Using the following splits:

In [12]:
training_df, validation_df, testing_df = sms_spam2_df.randomSplit([0.6, 0.3, 0.1], seed=0)

In [13]:
[training_df.count(), validation_df.count(), testing_df.count()]

[3311, 1709, 554]

**(5 pts)** Create pipelines where the first stage is the `tfidf_pipeline` created above and the second stage is a `LogisticRegression` model with different regularization parameters ($\lambda$) and elastic net mixture ($\alpha$). Fit those pipelines to the appropriate data split.
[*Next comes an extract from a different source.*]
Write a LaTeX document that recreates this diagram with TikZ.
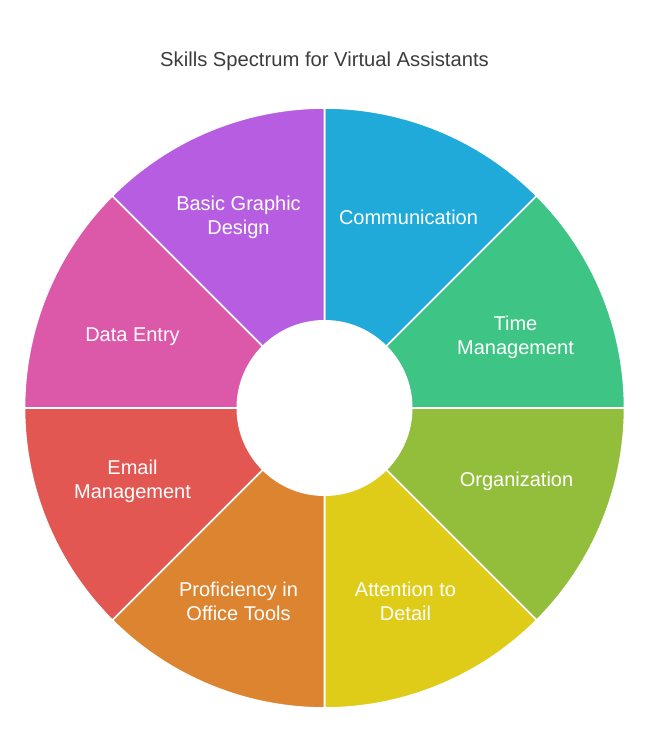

1. Logistic regression with $\lambda=0$ and $\alpha=0$ (assign the fitted pipeline to `lr_pipeline1`)
2. Logistic regression with $\lambda=0.02$ and $\alpha=0.2$ (assign the fitted pipeline to `lr_pipeline2`)
3. Logistic regression with $\lambda=0.1$ and $\alpha=0.4$ (assign the fitted pipeline to `lr_pipeline3`)

In [14]:
# create lr_pipeline1, lr_pipeline2, and lr_pipeline3
lr1 = classification.LogisticRegression(featuresCol = 'tfidf', labelCol = 'type', maxIter=100, regParam=0, elasticNetParam=0) # Created logistic regression stage with lamba = 0 and alpha = 0
pipe1 = Pipeline(stages=[tfidf_pipeline, lr1]) # Created pipeline with previously defined tfidf_pipeline and the new logistic regression stage
lr_pipeline1 = pipe1.fit(training_df) # Fit pipe to training data, assigned to lr_pipeline1
lr2 = classification.LogisticRegression(featuresCol = 'tfidf', labelCol = 'type', maxIter=100, regParam=0.02, elasticNetParam=0.2) # Created logistic regression stage with lamba = 0.02 and alpha = 0.2
pipe2 = Pipeline(stages=[tfidf_pipeline, lr2]) # Created pipeline with previously defined tfidf_pipeline and the new logistic regression stage
lr_pipeline2 = pipe2.fit(training_df) # Fit pipe to training data, assigned to lr_pipeline2
lr3 = classification.LogisticRegression(featuresCol = 'tfidf', labelCol = 'type', maxIter=100, regParam=0.1, elasticNetParam=0.4) # Created logistic regression stage with lamba = 0.1 and alpha = 0.4
pipe3 = Pipeline(stages=[tfidf_pipeline, lr3]) # Created pipeline with previously defined tfidf_pipeline and the new logistic regression stage
lr_pipeline3 = pipe3.fit(training_df) # Fit pipe to training data, assigned to lr_pipeline3

In [15]:
# (10 pts)
np.testing.assert_equal(type(lr_pipeline1), pipeline.PipelineModel)
np.testing.assert_equal(type(lr_pipeline2), pipeline.PipelineModel)
np.testing.assert_equal(type(lr_pipeline3), pipeline.PipelineModel)
np.testing.assert_array_equal([type(s) for s in lr_pipeline1.stages],
                              [pipeline.PipelineModel, classification.LogisticRegressionModel])
np.testing.assert_array_equal([type(s) for s in lr_pipeline2.stages],
                              [pipeline.PipelineModel, classification.LogisticRegressionModel])
np.testing.assert_array_equal([type(s) for s in lr_pipeline3.stages],
                              [pipeline.PipelineModel, classification.LogisticRegressionModel])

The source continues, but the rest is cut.